**Your instructions**
Return the material word for word. Do not include the pictures.

___ Record list ___

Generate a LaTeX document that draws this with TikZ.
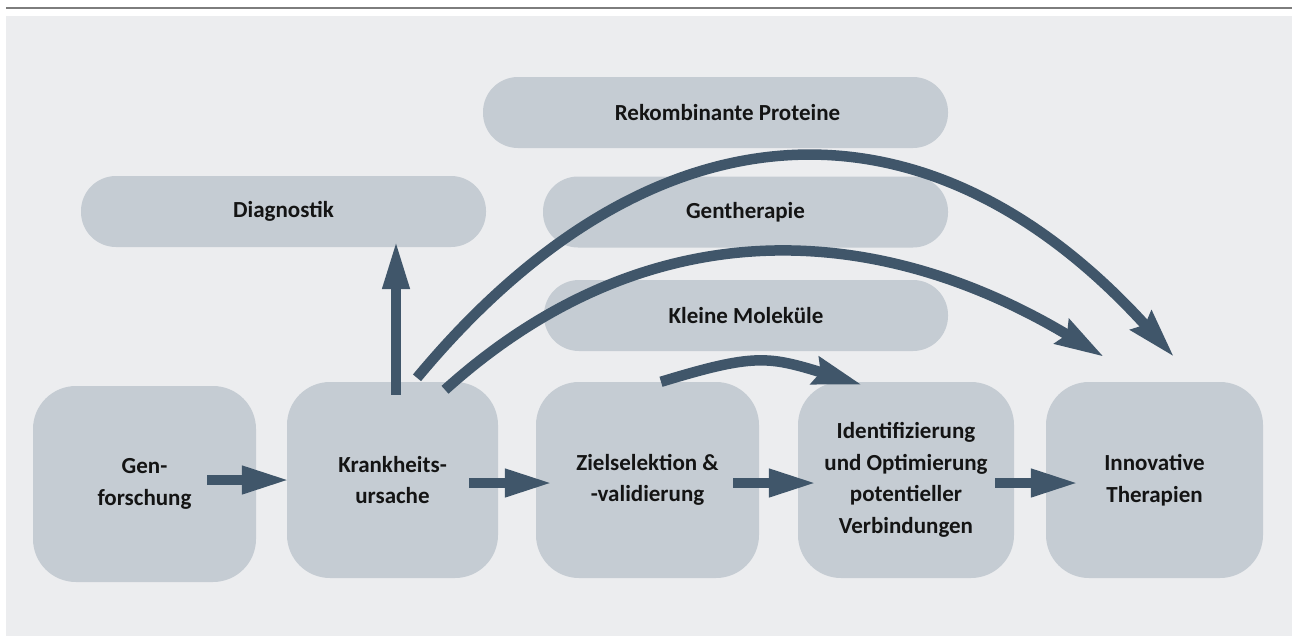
\documentclass[tikz,border=0pt]{standalone}
\usepackage{fontspec}
\setmainfont{Carlito}
\usetikzlibrary{arrows.meta,calc}
\definecolor{panelc}{RGB}{236,237,239}
\definecolor{boxc}{RGB}{197,204,211}
\definecolor{arrowc}{RGB}{64,86,106}
\definecolor{linec}{RGB}{125,125,125}
\definecolor{textc}{RGB}{20,20,20}
\begin{document}
\begin{tikzpicture}[x=1pt,y=-1pt,
  lbl/.style={align=center, text=textc, inner sep=0pt, font=\fontsize{23}{31.5}\selectfont\bfseries},
  bigbox/.style={lbl, fill=boxc, rounded corners=43pt, minimum width=#1, minimum height=196pt},
  pill/.style={lbl, fill=boxc, rounded corners=35pt, minimum width=#1, minimum height=71pt},
  flow/.style={draw=arrowc, line width=10pt, -{Triangle[length=48pt,width=26pt]}},
  curved/.style={draw=arrowc, line width=10.5pt, -{Stealth[length=48pt,width=27pt,inset=5pt]}}
]
\useasboundingbox (0,0) rectangle (1292,637);
\fill[white] (0,0) rectangle (1292,637);
\fill[panelc] (6,16) rectangle (1292,636);
\draw[linec, line width=2pt] (6,8) -- (1292,8);

% top pills
\node[pill=465pt] (rek) at (715.5,112.5) {\hspace*{24pt}Rekombinante Proteine};
\node[pill=405pt] (diag) at (283.5,211.5) {Diagnostik};
\node[pill=405pt] (gen) at (745.5,212) {Gentherapie};
\node[pill=404pt] (klein) at (746,315.5) {Kleine Moleküle};

% bottom row
\node[bigbox=223pt] (b1) at (144.5,484) {Gen-\\forschung};
\node[bigbox=211pt] (b2) at (392.5,480) {Krankheits-\\ursache};
\node[bigbox=223pt] (b3) at (647.5,480) {Zielselektion \&\\-validierung};
\node[bigbox=216pt] (b4) at (906,480) {Identifizierung\\und Optimierung\\potentieller\\Verbindungen};
\node[bigbox=217pt] (b5) at (1154.5,480) {Innovative\\Therapien};

% straight arrows
\draw[flow] ($(b1.east)+(-49,-4)$) -- ($(b2.west)+(3,0)$);
\draw[flow] ($(b2.east)+(-29,3)$) -- ($(b3.west)+(17,3)$);
\draw[flow] ($(b3.east)+(-26,3)$) -- ($(b4.west)+(19,3)$);
\draw[flow] ($(b4.east)+(-19,3)$) -- ($(b5.west)+(33,3)$);
\draw[flow, -{Triangle[length=49pt,width=25pt]}] ($(b2.north)+(3.5,13)$) -- ($(b2.north |- diag.south)+(3.5,-7)$);

% curved arrows
\draw[curved] ($(b2.north)+(24.5,-4)$) .. controls +(235.5,-283.4) and +(-246.6,-272.3) .. ($(b5.north)+(19.5,-25)$);
\draw[curved] ($(b2.north)+(52.5,8)$) .. controls +(200.2,-180.3) and +(-231,-138.8) .. ($(b5.north)+(-50.5,-25)$);
\draw[curved] ($(b3.north)+(13.5,0)$) .. controls +(93.7,-28.6) and +(-93.7,-28.6) .. ($(b4.north)+(-44,3)$);
\end{tikzpicture}
\end{document}
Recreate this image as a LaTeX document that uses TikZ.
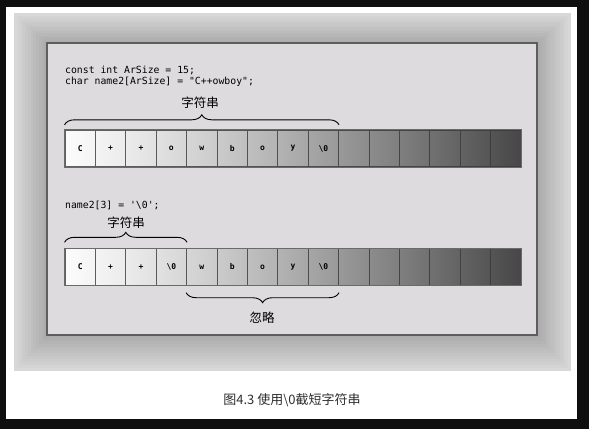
\documentclass[tikz,border=0pt]{standalone}
\usepackage{fontspec}
\setmonofont{DejaVu Sans Mono}
\newfontfamily\cjk{Noto Sans CJK SC}
\usetikzlibrary{calc,decorations.pathreplacing}
\definecolor{bgblack}{HTML}{0F0F0F}
\definecolor{panelfill}{HTML}{DDDBDE}
\definecolor{panelborder}{HTML}{5E5E5E}
\definecolor{barborder}{HTML}{6A6A6A}
\definecolor{captiongray}{HTML}{2E2E2E}
\tikzset{
  cell/.style={line width=0.9pt, minimum width=30.4pt,
    minimum height=36.5pt, inner sep=0pt,
    font=\ttfamily\bfseries\fontsize{8}{9}\selectfont},
  codetext/.style={anchor=west, inner sep=0pt, align=left,
    font=\ttfamily\fontsize{9.8}{12}\selectfont},
  cjklabel/.style={inner sep=0pt, font=\cjk\fontsize{12.5}{14}\selectfont},
  bracestyle/.style={decorate, decoration={brace, amplitude=10pt},
    line width=0.9pt, black},
}
\begin{document}
\begin{tikzpicture}[x=1pt,y=-1pt]
\useasboundingbox (0,0) rectangle (589,429);
\fill[bgblack] (0,0) rectangle (589,429);
\fill[white] (6,7) rectangle (577,419);
% bevelled gradient frame
\foreach \k in {0,...,11}{
  \pgfmathsetmacro{\gv}{int(216-4*\k)}
  \definecolor{framec}{RGB}{\gv,\gv,\gv}
  \fill[framec] ({14+33*\k/12},{13+30*\k/12}) rectangle ({571-34*\k/12},{371-36*\k/12});
}
\filldraw[fill=panelfill, draw=panelborder, line width=1.4pt] (47,43) rectangle (537,335);

% code text
\node[codetext] (code1) at (65,70) {const int ArSize = 15;};
\node[codetext] (code2) at (65,82) {char name2[ArSize] = "C++owboy";};
\node[codetext] (code3) at (65,205) {name2[3] = '\textbackslash 0';};

% cells
\foreach \i/\a/\b/\p/\q in {0/252/244/C/C, 1/244/235/+/+, 2/235/225/+/+,
  3/225/214/o/{\textbackslash 0}, 4/214/203/w/w, 5/203/191/b/b, 6/191/179/o/o,
  7/179/166/y/y, 8/166/153/{\textbackslash 0}/{\textbackslash 0},
  9/153/140/{}/{}, 10/140/127/{}/{}, 11/127/113/{}/{}, 12/113/99/{}/{},
  13/99/85/{}/{}, 14/85/71/{}/{}}{
  \definecolor{cl}{RGB}{\a,\a,\a}
  \definecolor{cr}{RGB}{\b,\b,\b}
  \pgfmathsetmacro{\bv}{int(98-2.6*\i)}
  \definecolor{cb}{RGB}{\bv,\bv,\bv}
  \node[cell, draw=cb, left color=cl, right color=cr] (a\i) at ({65+30.4*\i+15.2},148.5) {\p};
  \node[cell, draw=cb, left color=cl, right color=cr] (b\i) at ({65+30.4*\i+15.2},267) {\q};
}
\draw[barborder, line width=0.9pt] (a0.north west) rectangle (a14.south east);
\draw[barborder, line width=0.9pt] (b0.north west) rectangle (b14.south east);

% braces
\coordinate (t1s) at ($(a0.north west)+(0,-5)$);
\coordinate (t1e) at ($(a8.north east)+(0,-5)$);
\draw[bracestyle] (t1s) -- (t1e);
\node[cjklabel] (lab1) at (200,103) {字符串};

\coordinate (t2s) at ($(b0.north west)+(0,-6)$);
\coordinate (t2e) at ($(b3.north east)+(0,-6)$);
\draw[bracestyle] (t2s) -- (t2e);
\node[cjklabel] (lab2) at (126,223) {字符串};

\coordinate (t3s) at ($(b8.south east)+(0,7)$);
\coordinate (t3e) at ($(b4.south west)+(0,7)$);
\draw[bracestyle] (t3s) -- (t3e);
\node[cjklabel] (lab3) at (262,318) {忽略};

% caption
\node[inner sep=0pt, text=captiongray, font=\cjk\fontsize{13}{15}\selectfont] (caption) at (292,400) {图4.3 使用\textbackslash 0截短字符串};
\end{tikzpicture}
\end{document}
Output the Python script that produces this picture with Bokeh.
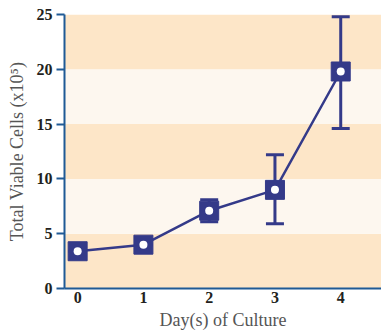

___

**Task response**
Generate a LaTeX document that draws this with TikZ.
\documentclass[tikz,border=0pt]{standalone}
\usepackage{fontspec}
\setmainfont{Carlito}
\usetikzlibrary{arrows.meta,calc}
\definecolor{panelc}{RGB}{236,237,239}
\definecolor{boxc}{RGB}{197,204,211}
\definecolor{arrowc}{RGB}{64,86,106}
\definecolor{linec}{RGB}{125,125,125}
\definecolor{textc}{RGB}{20,20,20}
\begin{document}
\begin{tikzpicture}[x=1pt,y=-1pt,
  lbl/.style={align=center, text=textc, inner sep=0pt, font=\fontsize{23}{31.5}\selectfont\bfseries},
  bigbox/.style={lbl, fill=boxc, rounded corners=43pt, minimum width=#1, minimum height=196pt},
  pill/.style={lbl, fill=boxc, rounded corners=35pt, minimum width=#1, minimum height=71pt},
  flow/.style={draw=arrowc, line width=10pt, -{Triangle[length=48pt,width=26pt]}},
  curved/.style={draw=arrowc, line width=10.5pt, -{Stealth[length=48pt,width=27pt,inset=5pt]}}
]
\useasboundingbox (0,0) rectangle (1292,637);
\fill[white] (0,0) rectangle (1292,637);
\fill[panelc] (6,16) rectangle (1292,636);
\draw[linec, line width=2pt] (6,8) -- (1292,8);

% top pills
\node[pill=465pt] (rek) at (715.5,112.5) {\hspace*{24pt}Rekombinante Proteine};
\node[pill=405pt] (diag) at (283.5,211.5) {Diagnostik};
\node[pill=405pt] (gen) at (745.5,212) {Gentherapie};
\node[pill=404pt] (klein) at (746,315.5) {Kleine Moleküle};

% bottom row
\node[bigbox=223pt] (b1) at (144.5,484) {Gen-\\forschung};
\node[bigbox=211pt] (b2) at (392.5,480) {Krankheits-\\ursache};
\node[bigbox=223pt] (b3) at (647.5,480) {Zielselektion \&\\-validierung};
\node[bigbox=216pt] (b4) at (906,480) {Identifizierung\\und Optimierung\\potentieller\\Verbindungen};
\node[bigbox=217pt] (b5) at (1154.5,480) {Innovative\\Therapien};

% straight arrows
\draw[flow] ($(b1.east)+(-49,-4)$) -- ($(b2.west)+(3,0)$);
\draw[flow] ($(b2.east)+(-29,3)$) -- ($(b3.west)+(17,3)$);
\draw[flow] ($(b3.east)+(-26,3)$) -- ($(b4.west)+(19,3)$);
\draw[flow] ($(b4.east)+(-19,3)$) -- ($(b5.west)+(33,3)$);
\draw[flow, -{Triangle[length=49pt,width=25pt]}] ($(b2.north)+(3.5,13)$) -- ($(b2.north |- diag.south)+(3.5,-7)$);

% curved arrows
\draw[curved] ($(b2.north)+(24.5,-4)$) .. controls +(235.5,-283.4) and +(-246.6,-272.3) .. ($(b5.north)+(19.5,-25)$);
\draw[curved] ($(b2.north)+(52.5,8)$) .. controls +(200.2,-180.3) and +(-231,-138.8) .. ($(b5.north)+(-50.5,-25)$);
\draw[curved] ($(b3.north)+(13.5,0)$) .. controls +(93.7,-28.6) and +(-93.7,-28.6) .. ($(b4.north)+(-44,3)$);
\end{tikzpicture}
\end{document}
Recreate this image as a LaTeX document that uses TikZ.
\documentclass[tikz,border=0pt]{standalone}
\usepackage{fontspec}
\setmonofont{DejaVu Sans Mono}
\newfontfamily\cjk{Noto Sans CJK SC}
\usetikzlibrary{calc,decorations.pathreplacing}
\definecolor{bgblack}{HTML}{0F0F0F}
\definecolor{panelfill}{HTML}{DDDBDE}
\definecolor{panelborder}{HTML}{5E5E5E}
\definecolor{barborder}{HTML}{6A6A6A}
\definecolor{captiongray}{HTML}{2E2E2E}
\tikzset{
  cell/.style={line width=0.9pt, minimum width=30.4pt,
    minimum height=36.5pt, inner sep=0pt,
    font=\ttfamily\bfseries\fontsize{8}{9}\selectfont},
  codetext/.style={anchor=west, inner sep=0pt, align=left,
    font=\ttfamily\fontsize{9.8}{12}\selectfont},
  cjklabel/.style={inner sep=0pt, font=\cjk\fontsize{12.5}{14}\selectfont},
  bracestyle/.style={decorate, decoration={brace, amplitude=10pt},
    line width=0.9pt, black},
}
\begin{document}
\begin{tikzpicture}[x=1pt,y=-1pt]
\useasboundingbox (0,0) rectangle (589,429);
\fill[bgblack] (0,0) rectangle (589,429);
\fill[white] (6,7) rectangle (577,419);
% bevelled gradient frame
\foreach \k in {0,...,11}{
  \pgfmathsetmacro{\gv}{int(216-4*\k)}
  \definecolor{framec}{RGB}{\gv,\gv,\gv}
  \fill[framec] ({14+33*\k/12},{13+30*\k/12}) rectangle ({571-34*\k/12},{371-36*\k/12});
}
\filldraw[fill=panelfill, draw=panelborder, line width=1.4pt] (47,43) rectangle (537,335);

% code text
\node[codetext] (code1) at (65,70) {const int ArSize = 15;};
\node[codetext] (code2) at (65,82) {char name2[ArSize] = "C++owboy";};
\node[codetext] (code3) at (65,205) {name2[3] = '\textbackslash 0';};

% cells
\foreach \i/\a/\b/\p/\q in {0/252/244/C/C, 1/244/235/+/+, 2/235/225/+/+,
  3/225/214/o/{\textbackslash 0}, 4/214/203/w/w, 5/203/191/b/b, 6/191/179/o/o,
  7/179/166/y/y, 8/166/153/{\textbackslash 0}/{\textbackslash 0},
  9/153/140/{}/{}, 10/140/127/{}/{}, 11/127/113/{}/{}, 12/113/99/{}/{},
  13/99/85/{}/{}, 14/85/71/{}/{}}{
  \definecolor{cl}{RGB}{\a,\a,\a}
  \definecolor{cr}{RGB}{\b,\b,\b}
  \pgfmathsetmacro{\bv}{int(98-2.6*\i)}
  \definecolor{cb}{RGB}{\bv,\bv,\bv}
  \node[cell, draw=cb, left color=cl, right color=cr] (a\i) at ({65+30.4*\i+15.2},148.5) {\p};
  \node[cell, draw=cb, left color=cl, right color=cr] (b\i) at ({65+30.4*\i+15.2},267) {\q};
}
\draw[barborder, line width=0.9pt] (a0.north west) rectangle (a14.south east);
\draw[barborder, line width=0.9pt] (b0.north west) rectangle (b14.south east);

% braces
\coordinate (t1s) at ($(a0.north west)+(0,-5)$);
\coordinate (t1e) at ($(a8.north east)+(0,-5)$);
\draw[bracestyle] (t1s) -- (t1e);
\node[cjklabel] (lab1) at (200,103) {字符串};

\coordinate (t2s) at ($(b0.north west)+(0,-6)$);
\coordinate (t2e) at ($(b3.north east)+(0,-6)$);
\draw[bracestyle] (t2s) -- (t2e);
\node[cjklabel] (lab2) at (126,223) {字符串};

\coordinate (t3s) at ($(b8.south east)+(0,7)$);
\coordinate (t3e) at ($(b4.south west)+(0,7)$);
\draw[bracestyle] (t3s) -- (t3e);
\node[cjklabel] (lab3) at (262,318) {忽略};

% caption
\node[inner sep=0pt, text=captiongray, font=\cjk\fontsize{13}{15}\selectfont] (caption) at (292,400) {图4.3 使用\textbackslash 0截短字符串};
\end{tikzpicture}
\end{document}
Output the Python script that produces this picture with Bokeh.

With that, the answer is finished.